The self-improvement trajectory is the most concrete evidence the approach works: at launch, only a quarter of returns reached 75% correct field completion. Within six weeks, 86% did. That curve doesn't happen from better prompts alone — it happens when expert corrections, product traces, and targeted evals are built into the product itself. Failure data becomes part of the product architecture, not just support noise in a ticket queue.
The Three-Part Loop
The pattern described in the article focuses on moving beyond static AI models. Its three-part loop is highly reusable outside of tax or finance:
- Practitioners steer what matters: Domain experts correct the system during real work, and those corrections reveal which failures are worth fixing.
- Production creates evidence: The system captures the provenance of a task—from source documents to extracted fields, downstream mappings, and final expert corrections—so teams can see where failures happened.
- Codex works on bounded findings: Reviewed failure patterns become scoped tasks with traces, evals, editable code surfaces, and regression checks that Codex can use to investigate and propose changes.
The important constraint is scope. A correction does not automatically become a code change. It first has to be reviewed, grouped into an actionable finding, and converted into a bounded task with explicit success criteria. Codex is operating inside that environment, not acting as an unbounded autopilot over the whole codebase.
What Not to Overclaim
"Self-improving" is easy to read as "the agent rewrites itself." That is not what this case study shows. It shows a governed improvement loop where production evidence makes the next engineering task legible.
- The accuracy numbers refer to correct field completion thresholds, not a blanket guarantee that every tax judgment is correct.
- The loop depends on practitioners, eval infrastructure, source traces, and human engineering review.
- The strongest fit is high-volume, repeatable work where outputs can be compared, grouped, and regression-tested.
Why This Matters for Developers
Most teams have already discovered that "just adjust the prompt" stops working once real users and edge cases arrive. This case study gives a concrete alternative, especially for extraction, classification, mapping, and workflow automation products:
- Store production evidence in a form your eval pipeline can consume.
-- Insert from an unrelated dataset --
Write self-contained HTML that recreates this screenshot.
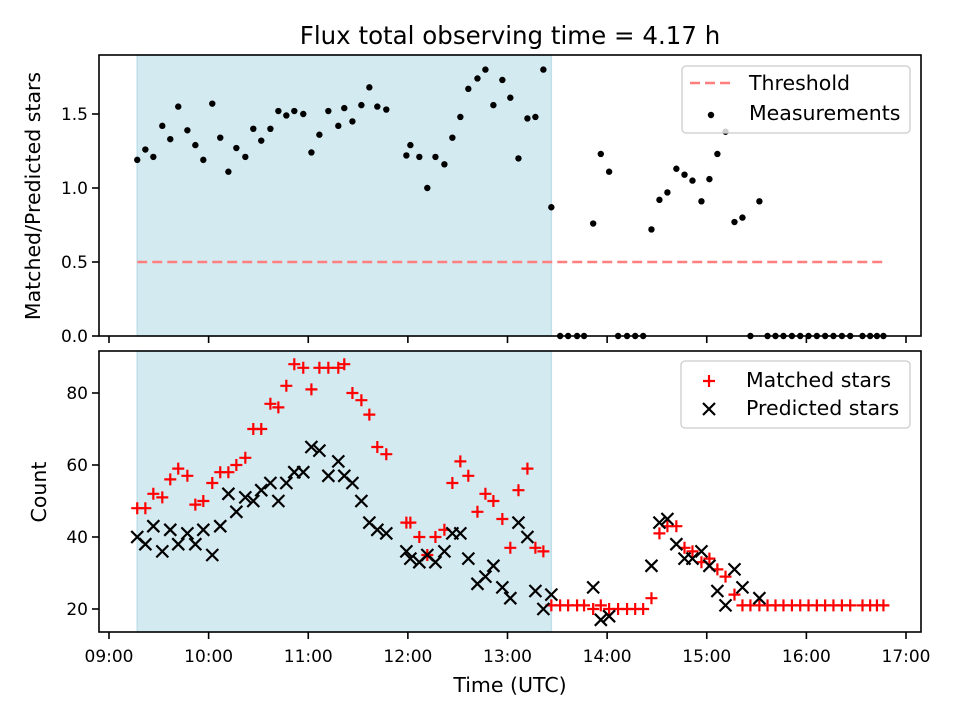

- Promote repeated failure patterns into regression gates.
- Separate writable code context from read-only production artifacts.
- Require human review before merge, even when agent suggestions pass evals.
If your AI feature quality currently depends on one senior engineer manually triaging incidents, this architecture is likely the next maturity step: turn the incident stream into a product trace, turn repeated failures into evals, and make agent-assisted fixes pass through the same review gates as any other production change.
Bottom Line
The shift underway is from model-centric development to loop-centric development. Winning teams in 2026 will not be those with the most prompts, but those with the tightest safe cycle between production evidence, evals, scoped agent work, and human review.